PVT GEORGE WATSON
2nd Battalion, 29th Quartermaster Regiment L&B
Aboard SS Jacob, near New Guinea
8 March 1943
Although with a Bachelor’s degree from Colorado A&M (now CSU), Pvt Watson was better educated than the majority of the soldiers whose drawers he washed every day. Yet he was not considered good enough to serve in combat with white soldiers and was assigned as a Laundry Specialist aboard The Army transport Jacob.
Jacob was hauling a hold full of American Soldiers when it was attacked by 9 high altitude bombers. Three direct hits caused a large fire that couldn’t be quenched, and the to abandon ship given. Watson, a strong swimmer, remained in the water. Instead of trying to save himself, the Laundry Specialist assisted soldiers who could not swim into life rafts.
Watson eventually wore out, but, only after saving the lives of several of his non-swimming comrades. Weakened by his exertions, he was dragged down by the suction of the sinking ship and drowned.

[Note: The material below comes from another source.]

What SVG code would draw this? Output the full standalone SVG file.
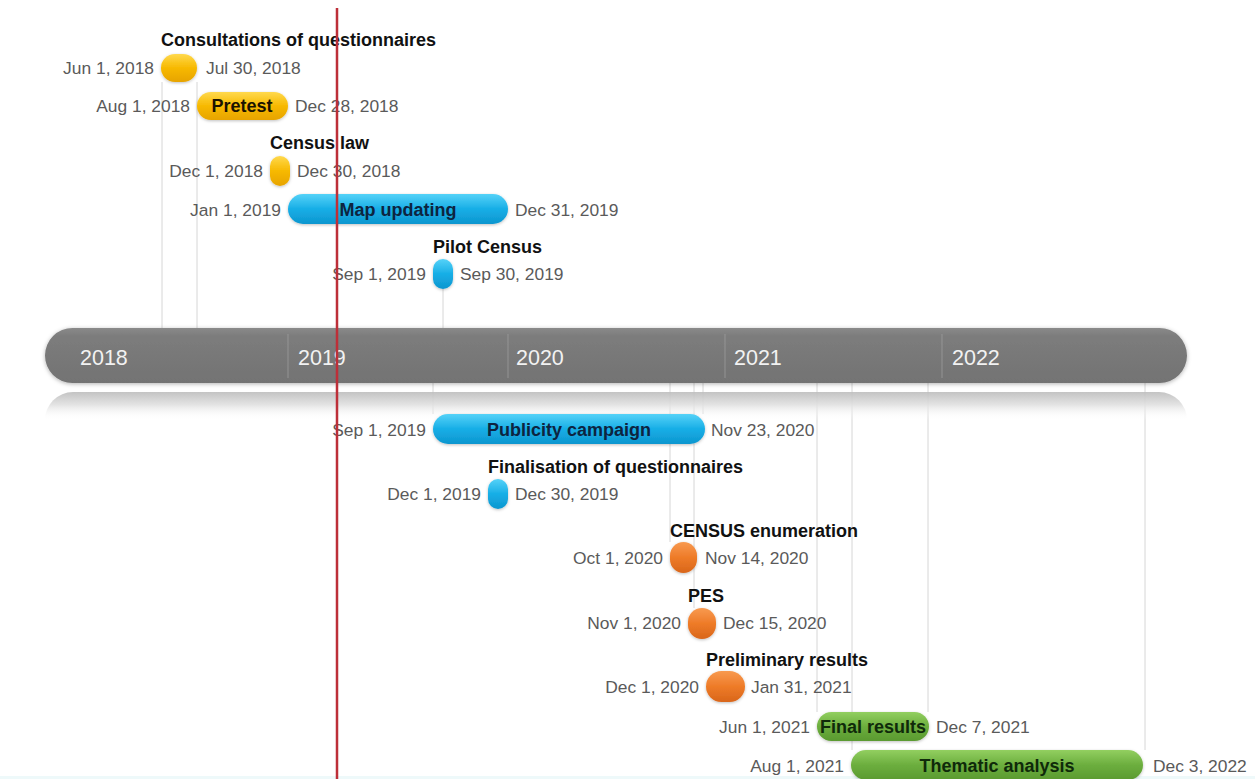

The minesweeper HMAS Bendigo. Jacob’s escort vessel, rescued 158 men. Watson’s body was never recovered. On June 13, 1943, he was awarded posthumously the Army’s second-highest medal for valor, the Distinguished Service Cross (DSC) for extraordinary heroism. He was the first Black American serviceman in World War II to receive this decoration.
In the early 1990s, it was determined that Black soldiers had been denied consideration for the Medal of Honor (MOH) in World War II because of their race. The DSC awarded to PVT George Watson, was upgraded to the Medal of Honor, the medal he would have been awarded if her were not black.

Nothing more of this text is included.